Young echoed the sentiments of Carter and Kinkead, saying a strong city will rely heavily on the creation of more jobs and small businesses. She said the community is also working on attracting retail, like the new Meijer grocery store in a city that lacks many big-box stores suburbanites take for granted.

Still, despite the wealth of optimism, Detroit likely has a long way to go and will need plenty of money to recover from decades of blight and political mismanagement.

John Mogk, a law professor at Wayne State University, has worked around Detroit for years and has advised the state and city on housing and other initiatives.
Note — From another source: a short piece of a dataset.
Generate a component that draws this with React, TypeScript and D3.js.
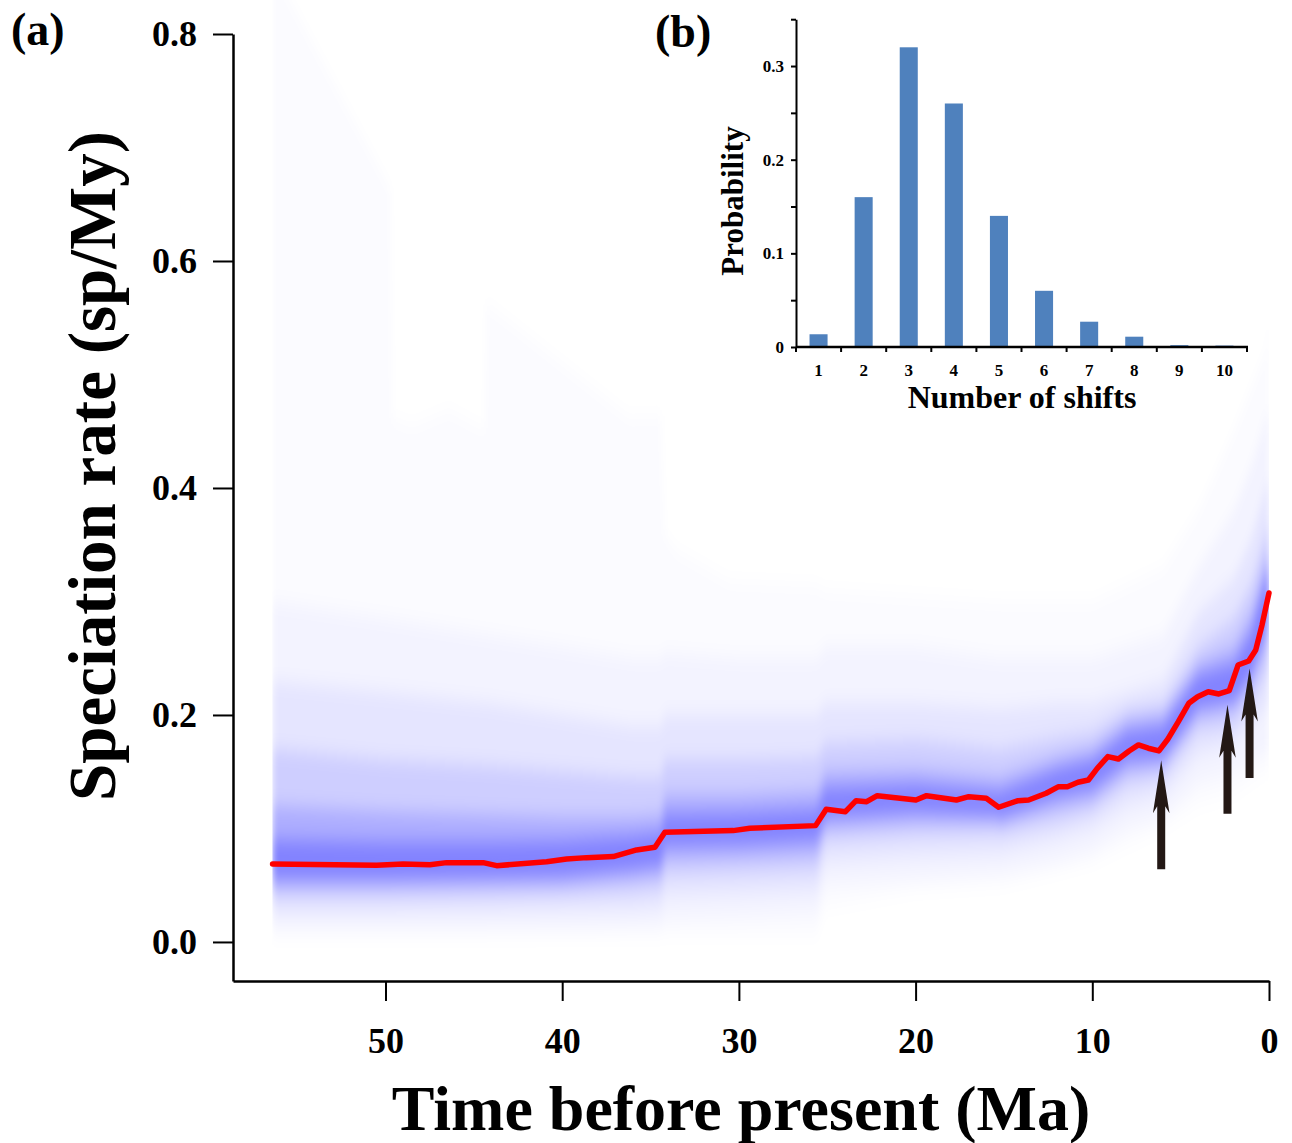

Mogk warned that neighborhoods in extensive require particular rebuilding, requiring much riskier investments than what’s seen mid- and downtown.

“Most of the other parts of the city are still in decline so you can’t predict when they’ll stabilize and reverse course,” he said. “The future of mid-town and downtown is pretty much on the upswing and I think that’s reasonably predictable.”

Correction appended: A previous version of this article did not mention that Building Detroit is primarily geared toward new residents, not simply outside investors.